Fox News is a necessary waystation with a revolving door for Republicans seeking office or a lucrative political position. Fox has always been a propaganda horn for Trumpism, but as of this year a number of administration loyalists hold key positions at the network, with former Fox News personalities and executives ensconced at the White House.

Trump's former White House deputy press secretary Raj Shah and his former White House communications director Hope Hicks are now top executives at Fox Corporation. Former Fox News executive Bill Shine, National Security Advisor John Bolton and others worked for Fox News before joining Trump administration, although Shine resigned to work as an adviser for his 2020 re-election campaign.
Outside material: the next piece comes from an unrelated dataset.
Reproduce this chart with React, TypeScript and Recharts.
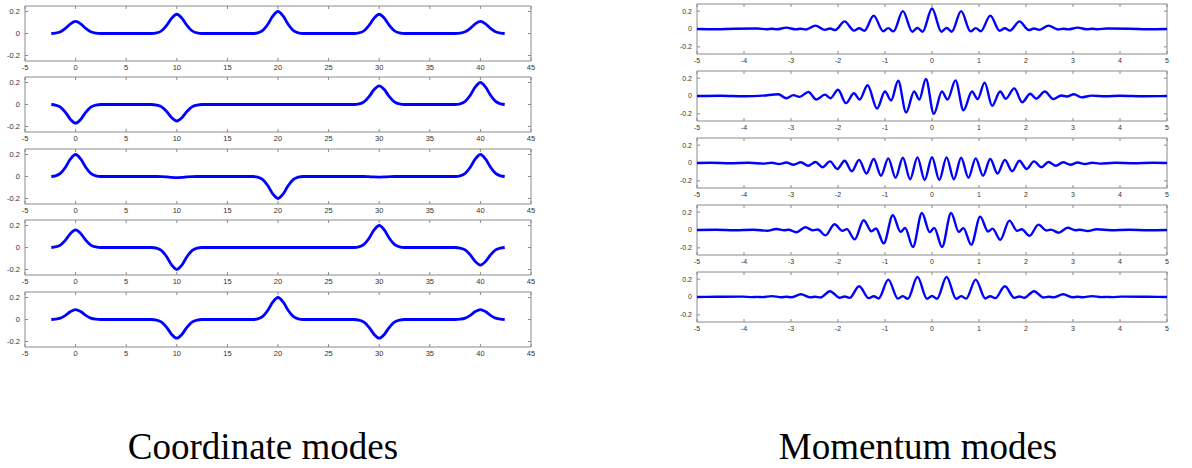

And Sanders also voiced her desire to help secure Trump’s re-election as she left the White House. There’s no better place to do that than at Fox News, according to a Pew Research Center survey. Sanders’ new employer was the go-to news source for 40% of Trump voters during the 2016 election and has been the main news and information well for conservatives in general.

That’s why, by Media Matters’ accounting, Sanders appeared on Fox News 67 times during her tenure at 1600 Pennsylvania Ave, deigning to submit to interviews on CNN six times and never darkening the doorstep of MSNBC. That's also why two liars who held the same job can be treated so differently when they exit.

Spicer was only around long enough to kick off Trump and the GOP’s disinformation campaign, while Sanders had the time to nurture it, to help it flourish. Spicer was awkward at the art of lying, while Sanders was raised to play the game and became a Fox News ally. Peddling inaccuracy to serve the right-wing agenda is the Fox brand and the artistic medium Sanders has mastered.

Sarah Sanders was already living in the Fox News building. Might as well add her to the lease.